What you will do ▸ Show all lines from the listing below that contain "code".

Dataset rows ▸

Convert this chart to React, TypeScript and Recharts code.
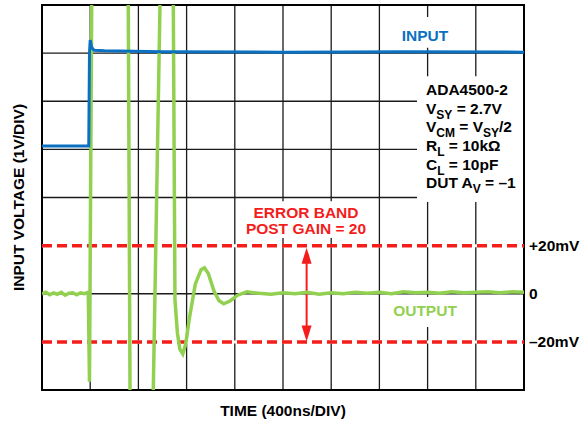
import {
  Line,
  LineChart,
  ReferenceArea,
  ReferenceDot,
  ReferenceLine,
  XAxis,
  YAxis,
} from "recharts";

// grid divisions: 10 time divs, 8 voltage divs
const xTicks = [0, 1, 2, 3, 4, 5, 6, 7, 8, 9, 10];
const yTicks = [0, 1, 2, 3, 4, 5, 6, 7, 8];

// input step (in divisions)
const inputTime = [0, 0.97, 0.985, 1.0, 1.03, 1.08, 1.3, 2.5, 5, 7.5, 10];
const inputLevel = [5.07, 5.07, 7.0, 7.27, 7.12, 7.06, 7.05, 7.03, 7.02, 7.03, 7.02];

// output (post gain) trace
const outputTime = [
  0, 0.08, 0.16, 0.24, 0.32, 0.4, 0.48, 0.56, 0.64, 0.72, 0.8, 0.88, 0.96,
  0.985, 1.031, 1.06, 1.77, 1.79, 1.826, 1.84, 2.28, 2.309, 2.448, 2.47, 2.7,
  2.724, 2.759, 2.81, 2.86, 2.92, 2.98, 3.06, 3.18, 3.3, 3.37, 3.45, 3.57,
  3.67, 3.77, 3.9, 4.06, 4.25, 4.5, 4.75, 5, 5.25, 5.5, 5.75, 6, 6.25, 6.5,
  6.75, 7, 7.25, 7.5, 7.75, 8, 8.25, 8.5, 8.75, 9, 9.25, 9.5, 9.75, 10,
];
const outputLevel = [
  2.0, 2.03, 1.98, 2.02, 1.99, 2.03, 1.97, 2.01, 2.02, 1.98, 2.02, 2.0, 2.03,
  0.17, 8.0, 10.5, 10.5, 8.0, 0, -2.5, -1.5, 0, 8.0, 10.5, 10.5,
  8.0, 1.87, 1.18, 0.85, 0.75, 0.95, 1.5, 2.2, 2.5, 2.54, 2.42, 2.05,
  1.86, 1.79, 1.85, 1.97, 2.04, 2.01, 1.99, 2.02, 2.0, 2.03, 1.99, 2.02, 2.0, 2.03,
  2.01, 2.03, 2.0, 2.04, 2.02, 2.03, 2.01, 2.04, 2.02, 2.03, 2.04, 2.02, 2.04, 2.03,
];

// error band limits and their labels on the right
const bandTicks = [3, 2, 1];
const bandLabels = ["+20mV", "0", "\u201320mV"];
const bandLimits = [3, 1];

// one table for the chart, joined on time
const times = Array.from(new Set([...inputTime, ...outputTime])).sort((a, b) => a - b);
const data = times.map((t) => {
  const i = inputTime.indexOf(t);
  const o = outputTime.indexOf(t);
  return {
    t,
    input: i >= 0 ? inputLevel[i] : null,
    output: o >= 0 ? outputLevel[o] : null,
  };
});

const FONT = "'Liberation Sans', Arial, sans-serif";
const BLUE = "#0a70c2";
const GREEN = "#92d050";
const RED = "#f51c1c";
const GRID = "#1a1a1a";
const FS = 15.5;

function SideTitle({ viewBox }: any) {
  const { x, y, height } = viewBox;
  return (
    <text
      transform={`translate(${x + 23.5}, ${y + height / 2}) rotate(-90)`}
      textAnchor="middle"
      fontFamily={FONT}
      fontWeight="bold"
      fontSize={FS}
      fill="#000"
    >
      INPUT VOLTAGE (1V/DIV)
    </text>
  );
}

function BottomTitle({ viewBox }: any) {
  const { x, y, width } = viewBox;
  return (
    <text
      x={x + width / 2}
      y={y + 26}
      textAnchor="middle"
      fontFamily={FONT}
      fontWeight="bold"
      fontSize={FS}
      fill="#000"
    >
      TIME (400ns/DIV)
    </text>
  );
}

const tag = (text: string, color: string) => (props: any) => (
  <text
    x={props.cx}
    y={props.cy}
    textAnchor="middle"
    fontFamily={FONT}
    fontWeight="bold"
    fontSize={FS}
    fill={color}
  >
    {text}
  </text>
);

const sideTag = (text: string) => (props: any) => (
  <text
    x={props.cx + 5}
    y={props.cy + 5.5}
    textAnchor="start"
    fontFamily={FONT}
    fontWeight="bold"
    fontSize={FS}
    fill="#000"
  >
    {text}
  </text>
);

function Sub({ children }: { children: string }) {
  return (
    <tspan dy={5} fontSize={12}>
      {children}
    </tspan>
  );
}

function Conditions(props: any) {
  const { cx, cy } = props;
  const gap = 18.7;
  const common = {
    fontFamily: FONT,
    fontWeight: "bold",
    fontSize: FS,
    fill: "#000",
  };
  // subscripts shift down, the text after them shifts back up
  const back = (s: string) => <tspan dy={-5}>{s}</tspan>;
  return (
    <g>
      <text {...common} x={cx} y={cy}>ADA4500-2</text>
      <text {...common} x={cx} y={cy + gap}>
        V<Sub>SY</Sub>{back(" = 2.7V")}
      </text>
      <text {...common} x={cx} y={cy + gap * 2}>
        V<Sub>CM</Sub>{back(" = V")}<Sub>SY</Sub>{back("/2")}
      </text>
      <text {...common} x={cx} y={cy + gap * 3}>
        R<Sub>L</Sub>{back(" = 10kΩ")}
      </text>
      <text {...common} x={cx} y={cy + gap * 4}>
        C<Sub>L</Sub>{back(" = 10pF")}
      </text>
      <text {...common} x={cx} y={cy + gap * 5}>
        DUT A<Sub>V</Sub>{back(" = \u20131")}
      </text>
    </g>
  );
}

function BandArrow(props: any) {
  const { x1, y1, x2, y2 } = props;
  const top = Math.min(y1, y2) + 2;
  const bottom = Math.max(y1, y2) - 0.5;
  const head = 16;
  const half = 5;
  return (
    <g>
      <line x1={x1} y1={top + head - 2} x2={x2} y2={bottom - head + 2} stroke={RED} strokeWidth={2} />
      <polygon points={`${x1},${top} ${x1 - half},${top + head} ${x1 + half},${top + head}`} fill={RED} />
      <polygon points={`${x1},${bottom} ${x1 - half},${bottom - head} ${x1 + half},${bottom - head}`} fill={RED} />
    </g>
  );
}

export default function App() {
  return (
    <div style={{ position: "absolute", left: 0, top: 0, background: "#fff" }}>
      <LineChart width={582} height={425} data={data} margin={{ top: 5, right: 58, bottom: 0, left: 0 }}>
        <XAxis
          type="number"
          dataKey="t"
          domain={[0, 10]}
          ticks={xTicks}
          allowDataOverflow
          height={35}
          tick={false}
          tickLine={false}
          axisLine={false}
          label={<BottomTitle />}
        />
        <YAxis
          type="number"
          domain={[0, 8]}
          ticks={yTicks}
          allowDataOverflow
          width={42}
          tick={false}
          tickLine={false}
          axisLine={false}
          label={<SideTitle />}
        />

        {/* scope graticule */}
        {xTicks.map((t) => (
          <ReferenceLine key={`gx${t}`} x={t} stroke={GRID} strokeWidth={1.3} zIndex={-60} />
        ))}
        {yTicks.map((v) => (
          <ReferenceLine key={`gy${v}`} y={v} stroke={GRID} strokeWidth={1.3} zIndex={-60} />
        ))}

        {/* white backgrounds behind the annotations */}
        <ReferenceArea x1={7.386} x2={8.506} y1={7.11} y2={7.75} fill="#fff" fillOpacity={1} stroke="none" zIndex={-50} />
        <ReferenceArea x1={7.78} x2={10} y1={3.906} y2={6.52} fill="#fff" fillOpacity={1} stroke="none" zIndex={-50} />
        <ReferenceArea x1={4.12} x2={6.9} y1={3.16} y2={3.92} fill="#fff" fillOpacity={1} stroke="none" zIndex={-50} />
        <ReferenceArea x1={7.28} x2={8.61} y1={1.31} y2={1.93} fill="#fff" fillOpacity={1} stroke="none" zIndex={-50} />

        <ReferenceArea x1={0} x2={10} y1={0} y2={8} fill="none" stroke="#000" strokeWidth={2} zIndex={-40} />

        {bandLimits.map((v) => (
          <ReferenceLine key={`wb${v}`} y={v} stroke="#fff" strokeWidth={3} zIndex={-30} />
        ))}
        {bandLimits.map((v) => (
          <ReferenceLine key={`rb${v}`} y={v} stroke={RED} strokeWidth={3.5} strokeDasharray="10 5" />
        ))}
        <ReferenceLine
          segment={[
            { x: 5.49, y: 1 },
            { x: 5.49, y: 3 },
          ]}
          shape={BandArrow}
        />

        <Line
          dataKey="output"
          type="linear"
          stroke={GREEN}
          strokeWidth={3.5}
          dot={false}
          activeDot={false}
          connectNulls
          isAnimationActive={false}
        />
        <Line
          dataKey="input"
          type="linear"
          stroke={BLUE}
          strokeWidth={3}
          dot={false}
          activeDot={false}
          connectNulls
          isAnimationActive={false}
        />

        <ReferenceDot x={7.946} y={7.262} r={0} shape={tag("INPUT", BLUE)} />
        <ReferenceDot x={7.946} y={1.544} r={0} shape={tag("OUTPUT", GREEN)} />
        <ReferenceDot x={5.477} y={3.568} r={0} shape={tag("ERROR BAND", RED)} />
        <ReferenceDot x={5.477} y={3.235} r={0} shape={tag("POST GAIN = 20", RED)} />
        <ReferenceDot x={7.967} y={6.13} r={0} shape={Conditions} />
        {bandTicks.map((v, i) => (
          <ReferenceDot key={`b${v}`} x={10} y={v} r={0} ifOverflow="visible" shape={sideTag(bandLabels[i])} />
        ))}
      </LineChart>
    </div>
  );
}
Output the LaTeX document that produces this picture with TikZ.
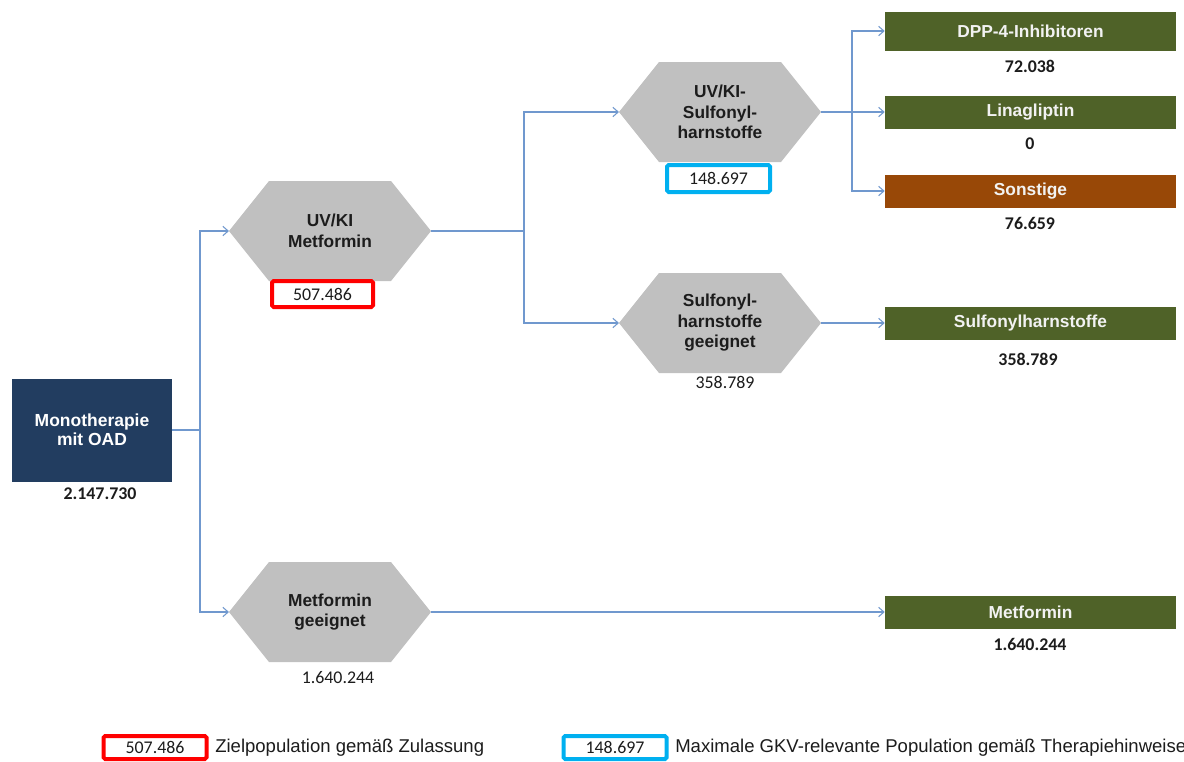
\documentclass[tikz,border=0pt]{standalone}
\usepackage{fontspec}
\setmainfont{Liberation Sans}
\newfontfamily\numfont{Carlito}
\usetikzlibrary{arrows.meta}

\definecolor{navybox}{HTML}{223D60}
\definecolor{leafgreen}{HTML}{4F6228}
\definecolor{leaforange}{HTML}{984807}
\definecolor{hexgray}{HTML}{C0C0C0}
\definecolor{linkblue}{HTML}{7098CE}
\definecolor{markred}{HTML}{FF0000}
\definecolor{markcyan}{HTML}{00B0F0}
\definecolor{inkdark}{HTML}{1C1C1C}

% hexagon: name, centre x, centre y, label
\newcommand\hexstage[4]{%
  \fill[hexgray] (#2-101,#3) -- (#2-61,#3-50) -- (#2+61,#3-50) -- (#2+101,#3)
     -- (#2+61,#3+50) -- (#2-61,#3+50) -- cycle;
  \coordinate (#1-w) at (#2-101,#3);
  \coordinate (#1-e) at (#2+101,#3);
  \node[hexlabel] (#1) at (#2,#3) {#4};}

\begin{document}
\begin{tikzpicture}[x=0.75pt,y=-0.75pt,
  conn/.style={draw=linkblue, line width=0.85pt},
  arr/.style={conn, -{Straight Barb[length=4pt,width=7pt,line width=0.8pt]}},
  hexlabel/.style={align=center, text=inkdark,
    font=\fontsize{13}{15.4}\selectfont\bfseries},
  startbox/.style={fill=navybox, text=white, align=center, inner sep=0pt,
    minimum width=120pt, minimum height=77.25pt,
    font=\fontsize{13.1}{14.4}\selectfont\bfseries},
  leaf/.style={fill=leafgreen, text=white!95!black, inner sep=0pt,
    minimum width=218.25pt, minimum height=24.75pt,
    font=\fontsize{13}{14}\selectfont\bfseries},
  numb/.style={text=inkdark, font=\numfont\fontsize{13.4}{15}\selectfont\bfseries},
  numr/.style={text=inkdark, font=\numfont\fontsize{13.4}{15}\selectfont},
  markbox/.style={line width=3pt, fill=white, inner sep=0pt, rounded corners=1.2pt,
    text=inkdark, font=\numfont\fontsize{13.4}{15}\selectfont},
  legtext/.style={anchor=west, text=inkdark, inner sep=0pt,
    font=\fontsize{13.9}{16}\selectfont}
]
\useasboundingbox (0,0) rectangle (1184,761);
\fill[white] (0,0) rectangle (1184,761);

% starting population
\node[startbox] (mono) at (92,430) {Monotherapie\\mit OAD};
\node[numb] (monon) at (100,494) {2.147.730};

% decision stages
\hexstage{hmet}{330}{231}{UV/KI\\Metformin}
\hexstage{huvsu}{720}{112}{UV/KI-\\Sulfonyl-\\harnstoffe}
\hexstage{hsu}{720}{323}{Sulfonyl-\\harnstoffe\\geeignet}
\hexstage{hmetg}{330}{612}{Metformin\\geeignet}

\node[markbox, draw=markred, minimum width=75.75pt, minimum height=19.5pt]
  (boxmet) at (322.5,294) {507.486};
\node[markbox, draw=markcyan, minimum width=77.25pt, minimum height=20.25pt]
  (boxuvsu) at (718.5,178.5) {148.697};
\node[numr] (hsun) at (725,382) {358.789};
\node[numr] (hmetgn) at (338,678) {1.640.244};

% therapy options
\node[leaf, minimum height=29.25pt] (dpp) at (1030.5,31) {DPP-4-Inhibitoren};
\node[leaf] (lina) at (1030.5,112) {Linagliptin};
\node[leaf, fill=leaforange] (sonst) at (1030.5,191) {Sonstige};
\node[leaf] (sulf) at (1030.5,323) {Sulfonylharnstoffe};
\node[leaf] (metf) at (1030.5,612) {Metformin};

\node[numb] (dppn) at (1030,66) {72.038};
\node[numb] (linan) at (1030,144) {0};
\node[numb] (sonstn) at (1030,223) {76.659};
\node[numb] (sulfn) at (1028,359) {358.789};
\node[numb] (metfn) at (1030,644) {1.640.244};

% connectors
\coordinate (j1) at (200,430);
\coordinate (j2) at (524,231);
\coordinate (j3) at (852,112);

\draw[conn] (mono.east) -- (j1);
\draw[arr] (j1) |- (hmet-w);
\draw[arr] (j1) |- (hmetg-w);

\draw[conn] (hmet-e) -- (j2);
\draw[arr] (j2) |- (huvsu-w);
\draw[arr] (j2) |- (hsu-w);

\draw[conn] (huvsu-e) -- (j3);
\draw[arr] (j3) |- (dpp.west);
\draw[arr] (j3) -- (lina.west);
\draw[arr] (j3) |- (sonst.west);

\draw[arr] (hsu-e) -- (sulf.west);
\draw[arr] (hmetg-e) -- (metf.west);

% legend
\node[markbox, draw=markred, minimum width=77.25pt, minimum height=17.25pt]
  (legred) at (155,747.5) {507.486};
\node[legtext] (legredt) at (215,748) {Zielpopulation gemäß Zulassung};
\node[markbox, draw=markcyan, minimum width=77.25pt, minimum height=17.25pt]
  (legcyan) at (615,747.5) {148.697};
\node[legtext] (legcyant) at (675,748) {Maximale GKV-relevante Population gemäß Therapiehinweise};
\end{tikzpicture}
\end{document}
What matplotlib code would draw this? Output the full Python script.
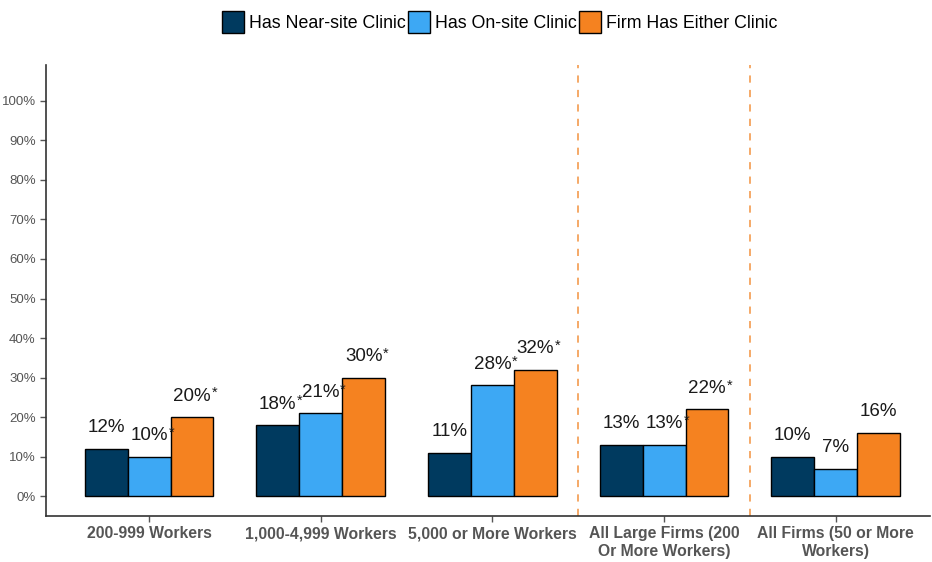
import matplotlib
matplotlib.use("Agg")
import matplotlib.pyplot as plt
import numpy as np

plt.rcParams['font.family'] = ['Liberation Sans', 'DejaVu Sans']

categories = ["200-999 Workers", "1,000-4,999 Workers", "5,000 or More Workers",
              "All Large Firms (200\nOr More Workers)", "All Firms (50 or More\nWorkers)"]
series_names = ["Has Near-site Clinic", "Has On-site Clinic", "Firm Has Either Clinic"]
near_site = [12, 18, 11, 13, 10]
on_site = [10, 21, 28, 13, 7]
either = [20, 30, 32, 22, 16]
near_star = [False, True, False, False, False]
on_star = [True, True, True, True, False]
either_star = [True, True, True, True, False]
yticks = list(range(0, 101, 10))

colors = ["#003A5F", "#3DA8F4", "#F58220"]
values = [near_site, on_site, either]
stars = [near_star, on_star, either_star]

fig = plt.figure(figsize=(9.32, 5.62), dpi=100)
ax = fig.add_axes([0.0494, 0.0819, 0.9486, 0.802])

x = np.arange(len(categories))
w = 0.25
for i, (vals, col, name) in enumerate(zip(values, colors, series_names)):
    pos = x + (i - 1) * w
    ax.bar(pos, vals, width=w, color=col, edgecolor="black", linewidth=1.0, label=name, zorder=3)

for i, (vals, st) in enumerate(zip(values, stars)):
    pos = x + (i - 1) * w
    for p, v, s in zip(pos, vals, st):
        t = ax.annotate(f"{v}%", xy=(p, v), xytext=(0, 9), textcoords="offset points",
                        ha="center", va="bottom", fontsize=13.5, color="#1a1a1a", zorder=6)
        if s:
            ax.annotate("*", xy=(1, 1), xycoords=t, xytext=(0.5, 1), textcoords="offset points",
                        ha="left", va="top", fontsize=10.5, color="#1a1a1a", zorder=7)

for xv in [2.5, 3.5]:
    ax.axvline(xv, color="#F5A35C", linestyle=(0, (4, 4)), linewidth=1.3, zorder=1)

ax.set_xlim(-0.6, 4.55)
ax.set_ylim(-5, 109)
ax.set_yticks(yticks)
ax.set_yticklabels([f"{t}%" for t in yticks], fontsize=9.5, color="#555555")
ax.set_xticks(x)
ax.set_xticklabels(categories, fontsize=11.3, fontweight="bold", color="#555555")
ax.tick_params(axis="both", colors="#555555", length=4, width=1)
for sp in ["top", "right"]:
    ax.spines[sp].set_visible(False)
for sp in ["left", "bottom"]:
    ax.spines[sp].set_color("#333333")
    ax.spines[sp].set_linewidth(1.2)

leg = fig.legend(loc="center", bbox_to_anchor=(0.536, 0.961), ncol=3, frameon=False,
                 fontsize=12.8, handlelength=1.25, handleheight=1.55, handletextpad=0.3,
                 columnspacing=0.1)

fig.savefig("out.png", dpi=100)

Exercise response ▸
Convert this chart to React, TypeScript and Recharts code.
What matplotlib code would draw this? Output the full Python script.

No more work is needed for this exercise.